MAINT: Localization of Mobile Sensors with Energy Control

TL;DR

This paper introduces MAINT, a mobility-aware interpolation technique that reduces localization calls in wireless sensor networks, saving energy while maintaining acceptable position estimation accuracy.

Contribution

The paper proposes a novel mobility-aware interpolation method for sensor localization that outperforms existing schemes with low computational overhead and provides analytical error expressions.

Findings

MAINT reduces localization frequency and energy consumption.

The method maintains a stable error limit by adjusting localization intervals.

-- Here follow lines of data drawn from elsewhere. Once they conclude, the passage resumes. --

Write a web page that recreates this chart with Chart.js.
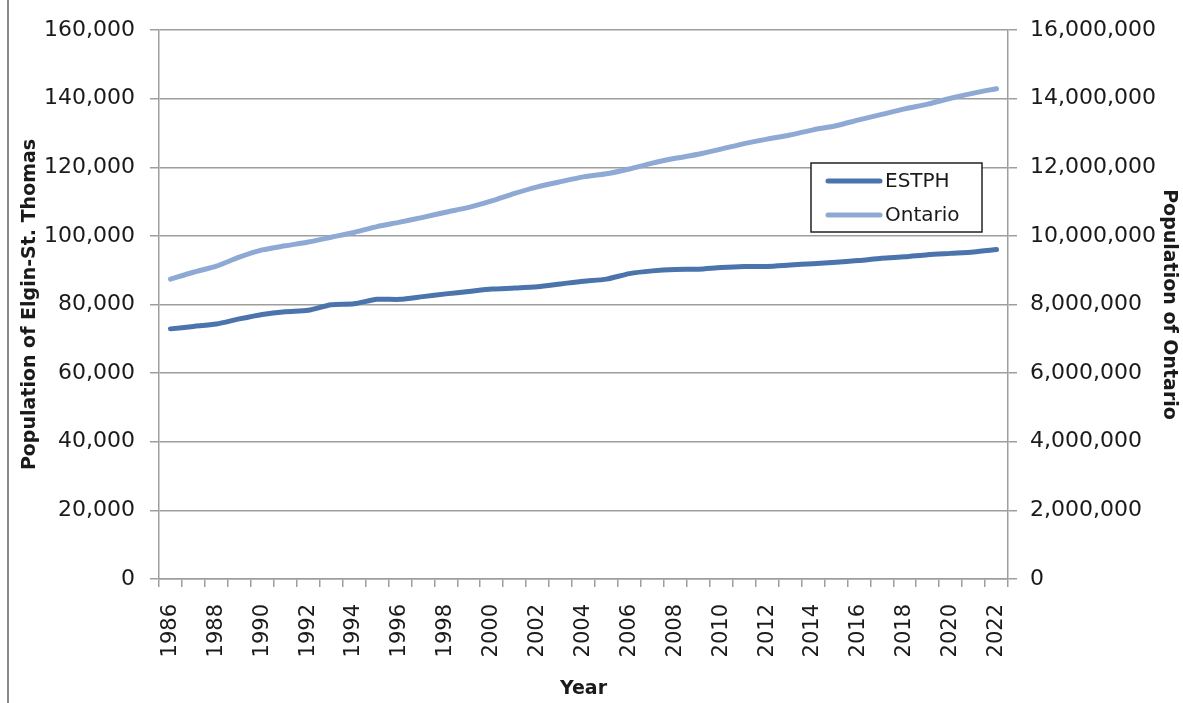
<!DOCTYPE html>
<html>
<head>
<meta charset="utf-8">
<title>Population of Elgin-St. Thomas and Ontario</title>
<script src="https://cdn.jsdelivr.net/npm/chart.js@4.4.1/dist/chart.umd.min.js"></script>
<style>
  html, body { margin: 0; padding: 0; background: #fff; }
  #wrap { position: relative; width: 1183px; height: 703px; }
  /* left frame edge of the chart panel */
  #wrap::before { content: ''; position: absolute; left: 7px; top: 0; bottom: 0; border-left: 2px solid #8a8a8a; }
</style>
</head>
<body>
<div id="wrap"><canvas id="popChart" width="1183" height="703"></canvas></div>
<script>
  'use strict';

  // Census years on the x axis.
  const years = [
    '1986', '1987', '1988', '1989', '1990', '1991', '1992', '1993', '1994', '1995',
    '1996', '1997', '1998', '1999', '2000', '2001', '2002', '2003', '2004', '2005',
    '2006', '2007', '2008', '2009', '2010', '2011', '2012', '2013', '2014', '2015',
    '2016', '2017', '2018', '2019', '2020', '2021', '2022'
  ];

  // Elgin-St. Thomas (ESTPH) population, left axis.
  const estphPopulation = [
    72900, 73600, 74300, 75800, 77100, 77900, 78300, 79900, 80200, 81500,
    81500, 82300, 83100, 83800, 84500, 84800, 85200, 86000, 86800, 87400,
    89000, 89800, 90200, 90300, 90800, 91100, 91100, 91500, 91900, 92300,
    92800, 93500, 93900, 94500, 94900, 95300, 96000
  ];

  // Ontario population, right axis.
  const ontarioPopulation = [
    8740000, 8940000, 9120000, 9380000, 9590000, 9710000, 9820000, 9960000, 10100000, 10270000,
    10400000, 10540000, 10690000, 10830000, 11020000, 11240000, 11430000, 11580000, 11720000, 11810000,
    11950000, 12120000, 12260000, 12380000, 12530000, 12690000, 12820000, 12940000, 13090000, 13210000,
    13380000, 13540000, 13700000, 13840000, 14010000, 14160000, 14290000
  ];

  // Axis tick values.
  const leftTicks = [0, 20000, 40000, 60000, 80000, 100000, 120000, 140000, 160000];
  const rightTicks = [0, 2000000, 4000000, 6000000, 8000000, 10000000, 12000000, 14000000, 16000000];

  const FONT = '"DejaVu Sans", Verdana, sans-serif';
  const TEXT = '#1a1a1a';
  const GRID = '#9e9e9e';

  const fmt = v => Number(v).toLocaleString('en-US');

  // Boxed legend sitting inside the plot, drawn from the dataset labels/colours.
  const boxLegend = {
    id: 'boxLegend',
    afterDraw(chart) {
      const ctx = chart.ctx;
      const x = 811, y = 163, w = 171, h = 69;
      ctx.save();
      ctx.fillStyle = '#fff';
      ctx.fillRect(x, y, w, h);
      ctx.strokeStyle = '#222';
      ctx.lineWidth = 1.5;
      ctx.strokeRect(x, y, w, h);
      chart.data.datasets.forEach((ds, i) => {
        const cy = y + 18 + i * 34;
        ctx.strokeStyle = ds.borderColor;
        ctx.lineWidth = 5;
        ctx.lineCap = 'round';
        ctx.beginPath();
        ctx.moveTo(x + 17, cy);
        ctx.lineTo(x + 69, cy);
        ctx.stroke();
        ctx.fillStyle = TEXT;
        ctx.font = '20px ' + FONT;
        ctx.textBaseline = 'middle';
        ctx.fillText(ds.label, x + 74, cy + 1);
      });
      ctx.restore();
    }
  };

  const ctx = document.getElementById('popChart').getContext('2d');

  new Chart(ctx, {
    type: 'line',
    data: {
      labels: years,
      datasets: [
        {
          label: 'ESTPH',
          data: estphPopulation,
          yAxisID: 'y',
          borderColor: '#4a74ab',
          borderWidth: 5,
          borderCapStyle: 'round',
          pointRadius: 0,
          tension: 0.25,
          fill: false,
        },
        {
          label: 'Ontario',
          data: ontarioPopulation,
          yAxisID: 'y1',
          borderColor: '#8da9d4',
          borderWidth: 5,
          borderCapStyle: 'round',
          pointRadius: 0,
          tension: 0.25,
          fill: false,
        },
      ],
    },
    options: {
      responsive: false,
      animation: false,
      devicePixelRatio: 1,
      layout: { padding: { top: 30, left: 0, right: 0, bottom: 0 } },
      plugins: {
        legend: { display: false },
        tooltip: { enabled: false },
      },
      scales: {
        x: {
          type: 'category',
          offset: true,
          grid: {
            offset: true,
            drawOnChartArea: false,
            color: GRID,
            lineWidth: 1.5,
            tickLength: 8,
          },
          border: { color: GRID, width: 1.5 },
          ticks: {
            autoSkip: false,
            minRotation: 90,
            maxRotation: 90,
            padding: 17,
            color: TEXT,
            font: { family: FONT, size: 21 },
            callback: (val, idx) => (idx % 2 === 0 ? years[idx] : ''),
          },
          title: {
            display: true,
            text: 'Year',
            color: TEXT,
            font: { family: FONT, size: 19, weight: 'bold' },
            padding: { top: 0, bottom: 3 },
          },
          afterFit: scale => { scale.height = 124; },
        },
        y: {
          position: 'left',
          min: 0,
          max: 160000,
          afterBuildTicks: scale => { scale.ticks = leftTicks.map(v => ({ value: v })); },
          grid: { color: GRID, lineWidth: 1.5, tickLength: 9 },
          border: { color: GRID, width: 1.5 },
          ticks: {
            padding: 15,
            color: TEXT,
            font: { family: FONT, size: 22 },
            callback: v => fmt(v),
          },
          title: {
            display: true,
            text: 'Population of Elgin-St. Thomas',
            color: TEXT,
            font: { family: FONT, size: 19, weight: 'bold' },
            padding: { top: 19, bottom: 0 },
          },
          afterFit: scale => { scale.width = 159; },
        },
        y1: {
          position: 'right',
          min: 0,
          max: 16000000,
          afterBuildTicks: scale => { scale.ticks = rightTicks.map(v => ({ value: v })); },
          grid: { drawOnChartArea: false, color: GRID, lineWidth: 1.5, tickLength: 9 },
          border: { color: GRID, width: 1.5 },
          ticks: {
            padding: 13,
            color: TEXT,
            font: { family: FONT, size: 22 },
            callback: v => fmt(v),
          },
          title: {
            display: true,
            text: 'Population of Ontario',
            color: TEXT,
            font: { family: FONT, size: 19, weight: 'bold' },
            padding: { top: 3, bottom: 0 },
          },
          afterFit: scale => { scale.width = 175; },
        },
      },
    },
    plugins: [boxLegend],
  });
</script>
</body>
</html>
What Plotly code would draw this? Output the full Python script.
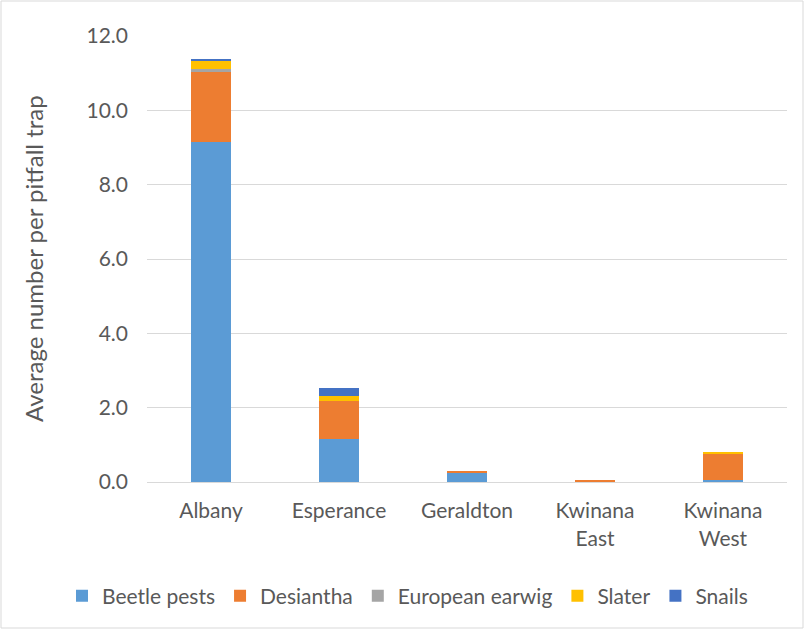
import plotly.graph_objects as go

categories = ["Albany", "Esperance", "Geraldton", "Kwinana<br>East", "Kwinana<br>West"]
beetle_pests = [9.15, 1.16, 0.23, 0.0, 0.05]
desiantha = [1.89, 1.03, 0.06, 0.06, 0.73]
european_earwig = [0.06, 0.0, 0.0, 0.0, 0.0]
slater = [0.23, 0.13, 0.0, 0.0, 0.02]
snails = [0.04, 0.21, 0.0, 0.0, 0.0]

series = [
    ("Beetle pests", beetle_pests, "#5B9BD5"),
    ("Desiantha", desiantha, "#ED7D31"),
    ("European earwig", european_earwig, "#A5A5A5"),
    ("Slater", slater, "#FFC000"),
    ("Snails", snails, "#4472C4"),
]

fig = go.Figure()
for name, vals, color in series:
    fig.add_trace(go.Bar(x=categories, y=vals, name=name, marker=dict(color=color, line=dict(width=0))))

font = "Lato, Open Sans, sans-serif"
fig.update_layout(
    barmode="stack",
    bargap=0.69,
    width=804, height=629,
    margin=dict(l=147, r=17, t=36, b=147, autoexpand=False),
    paper_bgcolor="white", plot_bgcolor="white",
    font=dict(family=font, color="#595959", size=21),
    legend=dict(orientation="h", x=(62 - 147) / 640, xanchor="left", y=-114/446, yanchor="middle",
                font=dict(size=21, color="#595959"), traceorder="normal", bgcolor="rgba(0,0,0,0)",
                itemwidth=30, tracegroupgap=0),
    xaxis=dict(showgrid=False, showline=True, linecolor="#D9D9D9", linewidth=1,
               tickfont=dict(size=21, color="#595959"), ticks="", automargin=False,
               ticklabelstandoff=10),
    yaxis=dict(range=[0, 12], dtick=2, tickformat=".1f", showgrid=True, gridcolor="#D9D9D9",
               gridwidth=1, zeroline=False, showline=False, automargin=False,
               tickfont=dict(size=21, color="#595959"), ticklabelstandoff=18),
)
fig.add_annotation(text="Average number per pitfall trap", xref="paper", yref="paper",
                   x=-114/640, y=0.5, xanchor="center", yanchor="middle", textangle=-90,
                   showarrow=False, font=dict(size=24, color="#595959", family=font))
fig.add_shape(type="rect", xref="paper", yref="paper", x0=-146/640, x1=1+16/640, y0=-146/446, y1=1+35/446,
              line=dict(color="#D9D9D9", width=1))
fig.write_html("out.html")
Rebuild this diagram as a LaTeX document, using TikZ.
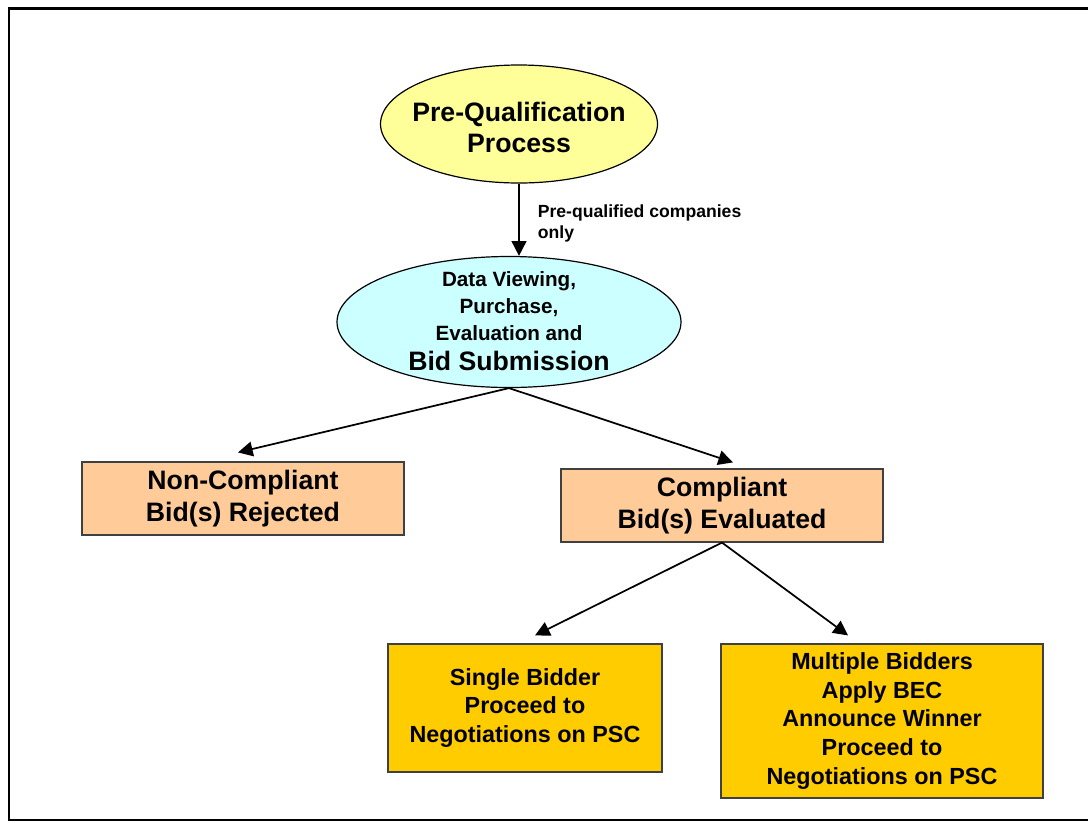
\documentclass[tikz,border=0pt]{standalone}
\usepackage{fontspec}
\setmainfont{Liberation Sans}
\usetikzlibrary{arrows.meta,shapes.geometric}

\definecolor{pqyellow}{HTML}{FFFF99}
\definecolor{dvcyan}{HTML}{CCFFFF}
\definecolor{bidpeach}{HTML}{FFCC99}
\definecolor{bidgold}{HTML}{FFCC00}

\tikzset{
	flow/.style={-{Triangle[length=11pt,width=11pt]}, line width=1.3pt},
	bubble/.style={draw=black, shape=ellipse, line width=0.9pt, inner sep=0pt},
	stepbox/.style={draw=black!75, shape=rectangle, line width=0.9pt, inner sep=0pt, align=center, font=\bfseries\fontsize{20}{24.5}\selectfont},
	finalbox/.style={stepbox, fill=bidgold, font=\bfseries\fontsize{17.5}{21.5}\selectfont},
}

\begin{document}
\begin{tikzpicture}[x=0.75pt, y=-0.75pt]
	\useasboundingbox (0,0) rectangle (1088,822);
	\clip (0,0) rectangle (1088,822);
	\draw[line width=2pt] (9,8.5) rectangle (1110,820);

	\node[bubble, fill=pqyellow, minimum width=207.75pt, minimum height=88.5pt] (pq_e) at (519,124) {};
	\node[align=center, inner sep=0pt, font=\bfseries\fontsize{20}{23.25}\selectfont] (pq_t) at (519,127) {Pre-Qualification\\Process};

	\node[bubble, fill=dvcyan, minimum width=258pt, minimum height=98.25pt] (dv_e) at (509,322) {};
	\node[align=center, inner sep=0pt, font=\bfseries\fontsize{15.5}{20}\selectfont] (dv_t) at (509,321) {Data Viewing,\\Purchase,\\Evaluation and\\[2.5pt]{\fontsize{20}{24}\selectfont Bid Submission}};

	\node[stepbox, fill=bidpeach, minimum width=241.5pt, minimum height=54.75pt] (nc_b) at (243,498.5) {Non-Compliant\\Bid(s) Rejected};
	\node[stepbox, fill=bidpeach, minimum width=241.5pt, minimum height=54.75pt] (ce_b) at (722,505.5) {Compliant\\Bid(s) Evaluated};

	\node[finalbox, minimum width=205.5pt, minimum height=96pt] (sb_b) at (525,708) {Single Bidder\\Proceed to\\Negotiations on PSC};
	\node[finalbox, minimum width=241.5pt, minimum height=115.5pt] (mb_b) at (882,721) {Multiple Bidders\\Apply BEC\\Announce Winner\\Proceed to\\Negotiations on PSC};

	\draw[flow] (pq_e.south) -- node[right, xshift=13.5pt, yshift=-3pt, align=left, inner sep=0pt, font=\bfseries\fontsize{13.2}{15.75}\selectfont] (pq_lbl) {Pre-qualified companies\\only} (pq_e.south |- dv_e.north);
	\draw[flow] (dv_e.south) -- ([xshift=-3.75pt, yshift=6.75pt]nc_b.north);
	\draw[flow] (dv_e.south) -- ([xshift=8.25pt, yshift=4.5pt]ce_b.north);
	\draw[flow] (ce_b.south) -- ([xshift=7.5pt, yshift=6pt]sb_b.north);
	\draw[flow] (ce_b.south) -- ([xshift=-25.5pt, yshift=6pt]mb_b.north);
\end{tikzpicture}
\end{document}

Simulation results confirm the analytical error predictions and energy savings.

Abstract

Localization is an important issue for Wireless Sensor Networks (WSN). A mobile sensor may change its position rapidly and thus require localization calls frequently. A localization may require network wide information and increase traffic over the network. It dissipates valuable energy for message communication. Thus localization is very costly. The control of the number of localization calls may save energy consumption, as it is rather expensive. To reduce the frequency of localization calls for a mobile sensor, we propose a technique that involves \textit{Mobility Aware Interpolation} (MAINT) for position estimation. It controls the number of localizations which gives much better result than the existing localization control schemes using mobility aware extrapolation. The proposed method involves very low arithmetic computation overheads. We find analytical expressions for the expected error in position estimation. A parameter, the time interval, has been introduced to externally control the energy dissipation. Simulation studies are carried out to compare the performances of the proposed method with some existing localization control schemes as well as the theoretical results. The simulation results shows that the expected error at any point of time may be computed from this expression. We have seen that constant error limit can be maintained increasing the time period of localization proportional to rate of change of direction of its motion. Increasing time period, the energy may be saved with a stable error limit.